October 19, 2009 at 11:45 pm (Jack Kerouac, Kenneth Rexroth, Poetry & Literature, Reviews & Articles, The Beats)

This review of Kerouac’s book of poems, was written by Beat mentor Kenneth Rexroth and was printed in the New York Times Book Review, Nov. 29, 1959…

 

In the last three years Jack Kerouac has favored us with his observations about hitchhiking, riding freights and driving other people’s fast cars across country. It would seem he did these things poorly and that doing them frightened him severely. Next, he gave us his ideas about jazz and Negroes, two subjects about which he knew less than nothing; in fact, he knew them in reverse. In this reader’s opinion, his opinions about Negroes are shared only by members of the Ku Klux Klan. Jazz, he seems to believe, is throbbing drums and screaming horns, pandemonium in the jungle night over a pot of missionary fricassee. Now, in this book of poems, he has turned to Buddhism and dope with similar results.

Somebody once said of Mr. Kerouac that he was a Columbia freshman who went to a party in the Village twenty years ago and got lost. How true. The naïve effrontery of this book is more pitiful than ridiculous. Mr. Kerouac’s Buddhism is a dime-store incense burner, glowing and glowering sinisterly in the dark corner of a Beatnik pad and just thrilling the wits out of bad little girls.

He sums it up a couple of times: “Neither life / nor death — neither existence / nor nonexistence — but the central / lapse and absence of them both / (in Love’s Holy Void Abode).” This is lucid, possibly quoted from somebody else.

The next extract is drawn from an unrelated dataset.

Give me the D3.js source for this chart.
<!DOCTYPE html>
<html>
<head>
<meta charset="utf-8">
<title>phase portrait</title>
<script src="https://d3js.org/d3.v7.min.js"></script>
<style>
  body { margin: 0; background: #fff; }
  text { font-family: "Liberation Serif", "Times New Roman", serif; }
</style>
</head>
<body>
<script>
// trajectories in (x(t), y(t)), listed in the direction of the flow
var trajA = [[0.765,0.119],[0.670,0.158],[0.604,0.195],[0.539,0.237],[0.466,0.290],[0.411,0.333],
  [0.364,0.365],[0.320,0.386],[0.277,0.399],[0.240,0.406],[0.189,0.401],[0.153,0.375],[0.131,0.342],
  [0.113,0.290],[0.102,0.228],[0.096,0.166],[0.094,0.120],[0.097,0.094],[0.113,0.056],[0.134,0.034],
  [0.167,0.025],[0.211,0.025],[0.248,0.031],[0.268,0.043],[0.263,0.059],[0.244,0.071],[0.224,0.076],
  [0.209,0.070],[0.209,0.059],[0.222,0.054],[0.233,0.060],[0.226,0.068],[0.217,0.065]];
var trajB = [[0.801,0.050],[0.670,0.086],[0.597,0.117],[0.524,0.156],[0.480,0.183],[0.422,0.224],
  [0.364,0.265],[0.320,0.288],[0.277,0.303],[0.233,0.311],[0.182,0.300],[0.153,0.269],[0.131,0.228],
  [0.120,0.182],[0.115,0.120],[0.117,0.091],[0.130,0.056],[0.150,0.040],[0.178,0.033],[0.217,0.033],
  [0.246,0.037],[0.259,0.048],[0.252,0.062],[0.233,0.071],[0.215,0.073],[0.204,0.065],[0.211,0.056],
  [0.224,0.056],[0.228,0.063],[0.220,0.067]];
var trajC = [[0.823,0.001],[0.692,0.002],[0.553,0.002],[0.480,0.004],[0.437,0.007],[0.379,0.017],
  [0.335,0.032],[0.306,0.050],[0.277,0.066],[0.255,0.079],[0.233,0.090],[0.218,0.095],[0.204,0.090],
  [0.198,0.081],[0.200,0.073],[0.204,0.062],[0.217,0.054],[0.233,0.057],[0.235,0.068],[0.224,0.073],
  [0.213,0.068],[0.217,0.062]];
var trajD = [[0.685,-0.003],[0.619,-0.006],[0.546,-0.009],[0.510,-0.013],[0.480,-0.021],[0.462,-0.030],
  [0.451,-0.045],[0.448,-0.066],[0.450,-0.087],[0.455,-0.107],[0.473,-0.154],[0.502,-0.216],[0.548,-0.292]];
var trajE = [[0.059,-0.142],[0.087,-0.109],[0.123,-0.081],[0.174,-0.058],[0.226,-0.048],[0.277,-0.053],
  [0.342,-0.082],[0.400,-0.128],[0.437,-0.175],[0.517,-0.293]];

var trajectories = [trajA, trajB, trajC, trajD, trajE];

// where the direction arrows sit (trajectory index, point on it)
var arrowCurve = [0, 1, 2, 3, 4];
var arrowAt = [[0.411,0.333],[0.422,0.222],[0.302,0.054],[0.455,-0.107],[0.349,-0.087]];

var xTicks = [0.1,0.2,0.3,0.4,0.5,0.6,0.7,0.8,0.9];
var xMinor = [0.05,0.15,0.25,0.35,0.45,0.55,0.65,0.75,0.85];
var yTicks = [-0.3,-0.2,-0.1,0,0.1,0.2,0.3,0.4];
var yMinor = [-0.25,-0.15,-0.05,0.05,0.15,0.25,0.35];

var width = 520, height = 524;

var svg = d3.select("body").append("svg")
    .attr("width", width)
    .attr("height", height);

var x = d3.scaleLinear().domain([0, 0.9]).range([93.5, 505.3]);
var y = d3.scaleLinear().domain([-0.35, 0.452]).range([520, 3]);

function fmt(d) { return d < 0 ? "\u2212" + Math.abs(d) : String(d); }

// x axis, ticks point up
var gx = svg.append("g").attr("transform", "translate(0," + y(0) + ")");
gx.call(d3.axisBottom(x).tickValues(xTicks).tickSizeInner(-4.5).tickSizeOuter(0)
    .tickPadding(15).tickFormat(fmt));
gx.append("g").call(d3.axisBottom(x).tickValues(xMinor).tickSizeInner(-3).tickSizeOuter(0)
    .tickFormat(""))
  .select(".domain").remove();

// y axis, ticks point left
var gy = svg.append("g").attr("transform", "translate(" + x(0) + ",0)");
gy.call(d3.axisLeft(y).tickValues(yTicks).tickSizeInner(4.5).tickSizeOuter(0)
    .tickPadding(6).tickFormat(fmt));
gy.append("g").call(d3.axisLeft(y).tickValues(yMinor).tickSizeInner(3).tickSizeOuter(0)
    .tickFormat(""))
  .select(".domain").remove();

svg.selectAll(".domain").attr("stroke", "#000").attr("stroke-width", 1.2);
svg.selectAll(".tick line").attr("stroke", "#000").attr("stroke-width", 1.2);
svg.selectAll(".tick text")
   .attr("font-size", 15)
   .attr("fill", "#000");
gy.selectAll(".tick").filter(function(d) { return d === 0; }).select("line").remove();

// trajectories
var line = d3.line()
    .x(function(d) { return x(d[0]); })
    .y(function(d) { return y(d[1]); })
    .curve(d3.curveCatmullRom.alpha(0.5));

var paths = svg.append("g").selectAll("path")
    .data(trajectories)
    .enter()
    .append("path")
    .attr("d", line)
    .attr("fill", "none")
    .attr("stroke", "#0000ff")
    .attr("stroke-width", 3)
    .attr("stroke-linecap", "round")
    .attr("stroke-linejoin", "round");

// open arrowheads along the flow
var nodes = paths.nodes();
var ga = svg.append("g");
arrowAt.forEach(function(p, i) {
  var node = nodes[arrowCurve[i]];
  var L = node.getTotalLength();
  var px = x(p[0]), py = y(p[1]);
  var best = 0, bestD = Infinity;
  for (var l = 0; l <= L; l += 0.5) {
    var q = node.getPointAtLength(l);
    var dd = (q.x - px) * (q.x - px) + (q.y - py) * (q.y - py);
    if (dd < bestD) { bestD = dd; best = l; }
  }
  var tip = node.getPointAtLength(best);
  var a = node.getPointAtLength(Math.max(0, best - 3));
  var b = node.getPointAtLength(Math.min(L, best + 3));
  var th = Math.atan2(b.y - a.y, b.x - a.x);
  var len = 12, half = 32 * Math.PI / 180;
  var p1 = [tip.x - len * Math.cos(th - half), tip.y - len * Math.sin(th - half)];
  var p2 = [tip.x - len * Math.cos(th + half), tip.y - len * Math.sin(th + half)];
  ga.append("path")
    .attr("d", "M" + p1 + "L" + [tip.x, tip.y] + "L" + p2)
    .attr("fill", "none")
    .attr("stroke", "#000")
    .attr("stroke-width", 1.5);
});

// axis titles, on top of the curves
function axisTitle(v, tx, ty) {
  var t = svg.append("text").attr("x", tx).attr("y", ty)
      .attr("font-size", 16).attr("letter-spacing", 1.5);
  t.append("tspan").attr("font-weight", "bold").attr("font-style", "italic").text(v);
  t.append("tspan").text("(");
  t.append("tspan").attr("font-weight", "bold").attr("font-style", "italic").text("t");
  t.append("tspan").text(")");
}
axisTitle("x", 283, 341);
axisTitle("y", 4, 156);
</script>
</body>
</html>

At its best it is considerably below the Occult Ancient East as presented on the New York Library steps, in Chicago’s Bughouse Square, or to the eager girls on that circuit immortalized by the late Helen Hokinson.

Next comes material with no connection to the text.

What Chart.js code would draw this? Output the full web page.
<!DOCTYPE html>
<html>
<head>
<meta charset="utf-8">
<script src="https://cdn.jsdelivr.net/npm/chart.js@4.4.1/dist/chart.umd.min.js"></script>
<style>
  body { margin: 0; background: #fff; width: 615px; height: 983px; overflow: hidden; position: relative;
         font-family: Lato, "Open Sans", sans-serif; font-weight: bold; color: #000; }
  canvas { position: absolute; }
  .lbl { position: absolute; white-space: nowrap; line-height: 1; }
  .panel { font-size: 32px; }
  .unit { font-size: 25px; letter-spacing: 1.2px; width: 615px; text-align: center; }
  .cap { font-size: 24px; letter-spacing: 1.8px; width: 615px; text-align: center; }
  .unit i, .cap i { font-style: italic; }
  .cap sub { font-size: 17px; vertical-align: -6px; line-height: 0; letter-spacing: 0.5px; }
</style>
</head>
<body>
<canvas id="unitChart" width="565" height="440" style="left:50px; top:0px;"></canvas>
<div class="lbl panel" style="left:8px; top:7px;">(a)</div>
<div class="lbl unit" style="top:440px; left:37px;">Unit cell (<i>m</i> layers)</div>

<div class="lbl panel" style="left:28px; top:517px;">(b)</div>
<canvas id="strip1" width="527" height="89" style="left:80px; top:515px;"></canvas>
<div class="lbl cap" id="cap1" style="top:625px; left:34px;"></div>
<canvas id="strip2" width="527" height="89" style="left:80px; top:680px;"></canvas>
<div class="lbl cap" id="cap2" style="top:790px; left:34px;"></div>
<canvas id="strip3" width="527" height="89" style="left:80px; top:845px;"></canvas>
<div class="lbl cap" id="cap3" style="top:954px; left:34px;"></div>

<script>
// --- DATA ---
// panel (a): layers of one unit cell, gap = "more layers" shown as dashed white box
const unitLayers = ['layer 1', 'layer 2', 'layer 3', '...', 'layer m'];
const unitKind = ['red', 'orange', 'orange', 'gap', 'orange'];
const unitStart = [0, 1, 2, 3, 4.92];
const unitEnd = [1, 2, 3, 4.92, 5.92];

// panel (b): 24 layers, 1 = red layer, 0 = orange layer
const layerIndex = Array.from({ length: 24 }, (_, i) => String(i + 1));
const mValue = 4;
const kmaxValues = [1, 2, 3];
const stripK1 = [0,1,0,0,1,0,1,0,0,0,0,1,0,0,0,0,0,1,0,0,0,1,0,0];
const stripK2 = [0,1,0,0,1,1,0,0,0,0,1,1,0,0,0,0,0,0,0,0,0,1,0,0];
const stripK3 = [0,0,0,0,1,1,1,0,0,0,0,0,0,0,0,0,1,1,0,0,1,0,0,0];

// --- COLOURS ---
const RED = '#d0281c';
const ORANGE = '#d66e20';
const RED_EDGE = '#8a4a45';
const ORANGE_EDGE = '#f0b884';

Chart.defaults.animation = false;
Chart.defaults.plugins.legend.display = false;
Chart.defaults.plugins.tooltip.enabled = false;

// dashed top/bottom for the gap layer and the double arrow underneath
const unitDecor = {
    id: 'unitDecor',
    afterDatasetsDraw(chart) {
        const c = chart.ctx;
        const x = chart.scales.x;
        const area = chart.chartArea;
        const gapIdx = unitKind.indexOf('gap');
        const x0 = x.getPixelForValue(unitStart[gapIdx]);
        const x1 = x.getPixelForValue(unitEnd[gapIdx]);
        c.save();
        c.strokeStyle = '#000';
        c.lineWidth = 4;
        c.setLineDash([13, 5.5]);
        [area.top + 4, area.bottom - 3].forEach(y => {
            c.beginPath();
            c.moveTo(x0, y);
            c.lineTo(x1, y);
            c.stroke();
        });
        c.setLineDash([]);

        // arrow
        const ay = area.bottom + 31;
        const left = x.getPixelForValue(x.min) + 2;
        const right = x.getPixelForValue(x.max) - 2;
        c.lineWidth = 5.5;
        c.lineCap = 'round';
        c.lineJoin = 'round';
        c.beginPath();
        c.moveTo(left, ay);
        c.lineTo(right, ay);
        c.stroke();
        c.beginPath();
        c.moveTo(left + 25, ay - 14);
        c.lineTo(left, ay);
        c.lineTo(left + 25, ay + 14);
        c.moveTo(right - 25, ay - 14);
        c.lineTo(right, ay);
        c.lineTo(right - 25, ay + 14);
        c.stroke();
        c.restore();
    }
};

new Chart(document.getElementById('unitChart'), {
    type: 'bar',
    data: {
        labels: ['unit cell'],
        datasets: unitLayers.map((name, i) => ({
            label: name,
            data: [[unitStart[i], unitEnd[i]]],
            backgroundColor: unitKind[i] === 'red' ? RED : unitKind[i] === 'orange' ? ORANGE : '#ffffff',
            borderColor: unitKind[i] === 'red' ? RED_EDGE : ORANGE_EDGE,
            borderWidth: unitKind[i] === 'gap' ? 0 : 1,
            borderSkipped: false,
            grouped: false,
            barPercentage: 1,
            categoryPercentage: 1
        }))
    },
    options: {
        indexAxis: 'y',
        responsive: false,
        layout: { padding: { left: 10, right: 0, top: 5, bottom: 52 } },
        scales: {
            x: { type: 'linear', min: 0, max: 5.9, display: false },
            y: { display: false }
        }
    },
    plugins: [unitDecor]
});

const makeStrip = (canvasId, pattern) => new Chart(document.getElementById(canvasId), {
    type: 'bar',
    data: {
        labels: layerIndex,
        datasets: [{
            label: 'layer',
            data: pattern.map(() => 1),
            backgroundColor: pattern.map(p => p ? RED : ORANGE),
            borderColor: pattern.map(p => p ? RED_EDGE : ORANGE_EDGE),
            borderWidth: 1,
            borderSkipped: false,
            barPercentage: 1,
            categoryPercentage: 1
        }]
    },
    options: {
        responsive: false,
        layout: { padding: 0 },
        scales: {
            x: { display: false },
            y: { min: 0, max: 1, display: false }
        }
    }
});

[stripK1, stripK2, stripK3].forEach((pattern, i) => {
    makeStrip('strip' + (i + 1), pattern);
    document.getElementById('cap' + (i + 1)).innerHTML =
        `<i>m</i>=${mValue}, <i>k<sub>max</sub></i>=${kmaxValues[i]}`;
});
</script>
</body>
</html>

As for dope, there are a lot of words in capitals, like “A BANG OF M,” and observations like “The only cure for / morphine poisoning / is more morphine,” and a liberal use of words like “fix” and “joypop” and a brief biochemical dissertation on “goofballs.” But I think the best poem in the book is the one which ends, “And I am only an Apache / Smoking Hashi / In old Cabashy / By the Lamp.” This poem begins, “I keep falling in love / with my mother, / I don’t want to hurt her / — Of all people to hurt.”

It’s all there, the terrifyingly skillful use of verse, the broad knowledge of life, the profound judgments, the almost unbearable sense of reality. I’ve always wondered what ever happened to those waxwork figures in the old rubber-neck dives in Chinatown. Now we know; one of them at least writes books.